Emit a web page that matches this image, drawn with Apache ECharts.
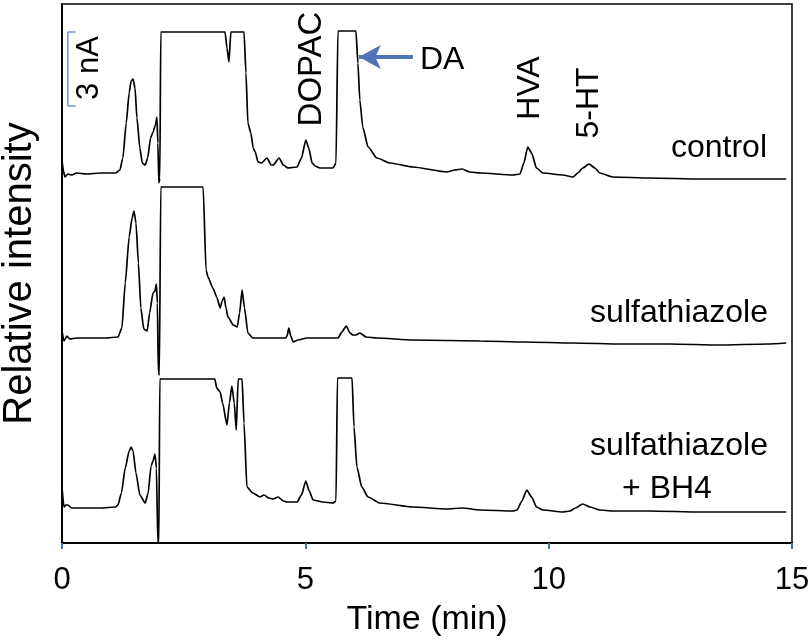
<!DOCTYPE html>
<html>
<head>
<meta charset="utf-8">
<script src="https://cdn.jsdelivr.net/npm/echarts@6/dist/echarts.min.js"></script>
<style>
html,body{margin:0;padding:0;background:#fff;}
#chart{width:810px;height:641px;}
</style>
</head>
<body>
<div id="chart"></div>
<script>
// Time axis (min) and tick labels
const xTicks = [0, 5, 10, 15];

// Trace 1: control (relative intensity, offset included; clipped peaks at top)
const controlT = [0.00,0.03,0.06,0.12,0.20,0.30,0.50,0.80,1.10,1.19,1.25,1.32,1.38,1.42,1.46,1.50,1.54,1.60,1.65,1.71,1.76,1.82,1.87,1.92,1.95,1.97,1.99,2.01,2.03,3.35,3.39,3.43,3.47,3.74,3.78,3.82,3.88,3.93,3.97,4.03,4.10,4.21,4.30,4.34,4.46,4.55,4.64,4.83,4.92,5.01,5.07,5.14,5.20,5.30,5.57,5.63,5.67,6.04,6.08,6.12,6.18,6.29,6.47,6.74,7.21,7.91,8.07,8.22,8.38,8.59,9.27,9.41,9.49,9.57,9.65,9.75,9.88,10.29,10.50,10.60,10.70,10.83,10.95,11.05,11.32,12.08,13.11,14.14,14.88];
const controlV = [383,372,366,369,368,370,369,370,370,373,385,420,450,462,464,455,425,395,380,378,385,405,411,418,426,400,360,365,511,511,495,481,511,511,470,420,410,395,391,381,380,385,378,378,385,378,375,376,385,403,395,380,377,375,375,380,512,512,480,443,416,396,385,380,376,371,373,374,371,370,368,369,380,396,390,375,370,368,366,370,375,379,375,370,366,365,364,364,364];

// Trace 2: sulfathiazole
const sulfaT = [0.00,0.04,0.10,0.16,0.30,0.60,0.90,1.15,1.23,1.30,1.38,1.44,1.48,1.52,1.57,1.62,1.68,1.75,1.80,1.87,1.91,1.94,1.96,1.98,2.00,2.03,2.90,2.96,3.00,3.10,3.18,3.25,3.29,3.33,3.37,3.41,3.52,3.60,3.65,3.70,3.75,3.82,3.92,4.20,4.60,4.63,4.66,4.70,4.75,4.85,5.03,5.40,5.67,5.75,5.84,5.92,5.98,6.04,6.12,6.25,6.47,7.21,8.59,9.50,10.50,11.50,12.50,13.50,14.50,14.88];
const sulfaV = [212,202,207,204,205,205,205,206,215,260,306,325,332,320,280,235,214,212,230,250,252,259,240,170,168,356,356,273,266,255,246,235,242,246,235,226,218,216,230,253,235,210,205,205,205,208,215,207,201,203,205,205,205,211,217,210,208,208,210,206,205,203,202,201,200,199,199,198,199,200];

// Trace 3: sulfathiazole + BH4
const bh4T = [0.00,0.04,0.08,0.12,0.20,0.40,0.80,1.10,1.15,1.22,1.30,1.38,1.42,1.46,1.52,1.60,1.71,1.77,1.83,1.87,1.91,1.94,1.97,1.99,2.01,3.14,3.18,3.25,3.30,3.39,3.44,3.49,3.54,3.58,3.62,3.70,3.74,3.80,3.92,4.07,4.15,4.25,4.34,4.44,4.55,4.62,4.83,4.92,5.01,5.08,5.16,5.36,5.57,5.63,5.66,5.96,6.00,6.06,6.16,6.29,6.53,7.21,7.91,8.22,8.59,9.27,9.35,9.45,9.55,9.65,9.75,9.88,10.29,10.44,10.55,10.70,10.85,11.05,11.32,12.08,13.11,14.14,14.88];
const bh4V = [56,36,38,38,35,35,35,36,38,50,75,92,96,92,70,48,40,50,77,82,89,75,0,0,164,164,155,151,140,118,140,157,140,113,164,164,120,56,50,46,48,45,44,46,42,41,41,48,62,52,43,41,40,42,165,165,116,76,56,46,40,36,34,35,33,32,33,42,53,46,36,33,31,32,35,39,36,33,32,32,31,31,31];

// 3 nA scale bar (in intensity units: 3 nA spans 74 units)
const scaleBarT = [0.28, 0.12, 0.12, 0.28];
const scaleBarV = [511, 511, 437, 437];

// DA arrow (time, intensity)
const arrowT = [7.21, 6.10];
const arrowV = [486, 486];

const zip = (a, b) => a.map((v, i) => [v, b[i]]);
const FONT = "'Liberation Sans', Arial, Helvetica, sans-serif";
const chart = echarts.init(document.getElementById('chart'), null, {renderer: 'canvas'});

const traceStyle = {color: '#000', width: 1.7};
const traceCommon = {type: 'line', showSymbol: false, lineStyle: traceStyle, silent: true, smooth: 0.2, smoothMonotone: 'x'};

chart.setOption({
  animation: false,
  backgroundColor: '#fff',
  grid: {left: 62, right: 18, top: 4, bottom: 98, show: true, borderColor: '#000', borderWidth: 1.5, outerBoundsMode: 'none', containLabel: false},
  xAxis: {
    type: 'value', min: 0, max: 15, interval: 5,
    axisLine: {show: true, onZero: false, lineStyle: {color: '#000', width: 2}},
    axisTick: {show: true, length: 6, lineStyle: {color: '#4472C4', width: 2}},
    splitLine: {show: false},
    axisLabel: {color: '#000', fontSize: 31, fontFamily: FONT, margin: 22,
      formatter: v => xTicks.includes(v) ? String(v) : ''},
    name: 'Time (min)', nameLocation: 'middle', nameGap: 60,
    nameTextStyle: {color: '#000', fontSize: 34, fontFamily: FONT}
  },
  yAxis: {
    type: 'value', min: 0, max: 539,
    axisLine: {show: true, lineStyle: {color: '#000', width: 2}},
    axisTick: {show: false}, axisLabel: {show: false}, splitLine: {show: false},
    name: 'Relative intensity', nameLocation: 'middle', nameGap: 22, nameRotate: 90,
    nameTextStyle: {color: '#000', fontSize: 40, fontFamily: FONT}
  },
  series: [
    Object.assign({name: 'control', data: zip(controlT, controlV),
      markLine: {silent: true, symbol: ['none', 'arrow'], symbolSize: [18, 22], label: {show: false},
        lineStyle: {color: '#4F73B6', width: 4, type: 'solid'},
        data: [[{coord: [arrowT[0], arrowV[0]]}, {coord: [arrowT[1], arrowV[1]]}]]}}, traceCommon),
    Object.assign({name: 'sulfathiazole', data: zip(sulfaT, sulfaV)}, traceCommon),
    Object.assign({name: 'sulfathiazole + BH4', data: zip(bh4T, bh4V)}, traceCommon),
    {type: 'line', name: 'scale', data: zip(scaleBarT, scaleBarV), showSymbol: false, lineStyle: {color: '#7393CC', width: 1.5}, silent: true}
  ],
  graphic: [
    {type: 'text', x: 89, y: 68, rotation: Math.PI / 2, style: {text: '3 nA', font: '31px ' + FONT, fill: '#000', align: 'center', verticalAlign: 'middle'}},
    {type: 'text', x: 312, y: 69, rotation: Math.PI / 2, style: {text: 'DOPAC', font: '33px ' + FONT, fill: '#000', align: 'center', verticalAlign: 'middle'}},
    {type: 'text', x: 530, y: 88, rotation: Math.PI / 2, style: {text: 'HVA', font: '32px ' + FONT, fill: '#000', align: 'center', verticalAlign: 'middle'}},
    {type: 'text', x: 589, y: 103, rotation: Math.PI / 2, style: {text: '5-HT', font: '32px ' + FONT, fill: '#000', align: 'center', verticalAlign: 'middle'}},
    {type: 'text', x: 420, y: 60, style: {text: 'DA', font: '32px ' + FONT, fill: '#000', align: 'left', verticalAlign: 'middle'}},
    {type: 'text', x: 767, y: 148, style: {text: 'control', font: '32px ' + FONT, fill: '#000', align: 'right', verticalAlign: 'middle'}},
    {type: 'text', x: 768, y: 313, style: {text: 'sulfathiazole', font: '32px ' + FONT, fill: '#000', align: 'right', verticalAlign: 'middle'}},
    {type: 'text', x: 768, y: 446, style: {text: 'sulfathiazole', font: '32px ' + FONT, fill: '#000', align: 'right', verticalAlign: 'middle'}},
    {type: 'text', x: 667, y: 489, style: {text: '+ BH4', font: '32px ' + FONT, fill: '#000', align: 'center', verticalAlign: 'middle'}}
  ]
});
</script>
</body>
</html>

------------------------------

§ WORK INSTRUCTIONS:
Reproduce the data above word for word from its first line through the line that holds "const xTicks = [0, 5, 10, 15];", both ends included; skip pictures.

§ RESPONSE:
Emit a web page that matches this image, drawn with Apache ECharts.
<!DOCTYPE html>
<html>
<head>
<meta charset="utf-8">
<script src="https://cdn.jsdelivr.net/npm/echarts@6/dist/echarts.min.js"></script>
<style>
html,body{margin:0;padding:0;background:#fff;}
#chart{width:810px;height:641px;}
</style>
</head>
<body>
<div id="chart"></div>
<script>
// Time axis (min) and tick labels
const xTicks = [0, 5, 10, 15];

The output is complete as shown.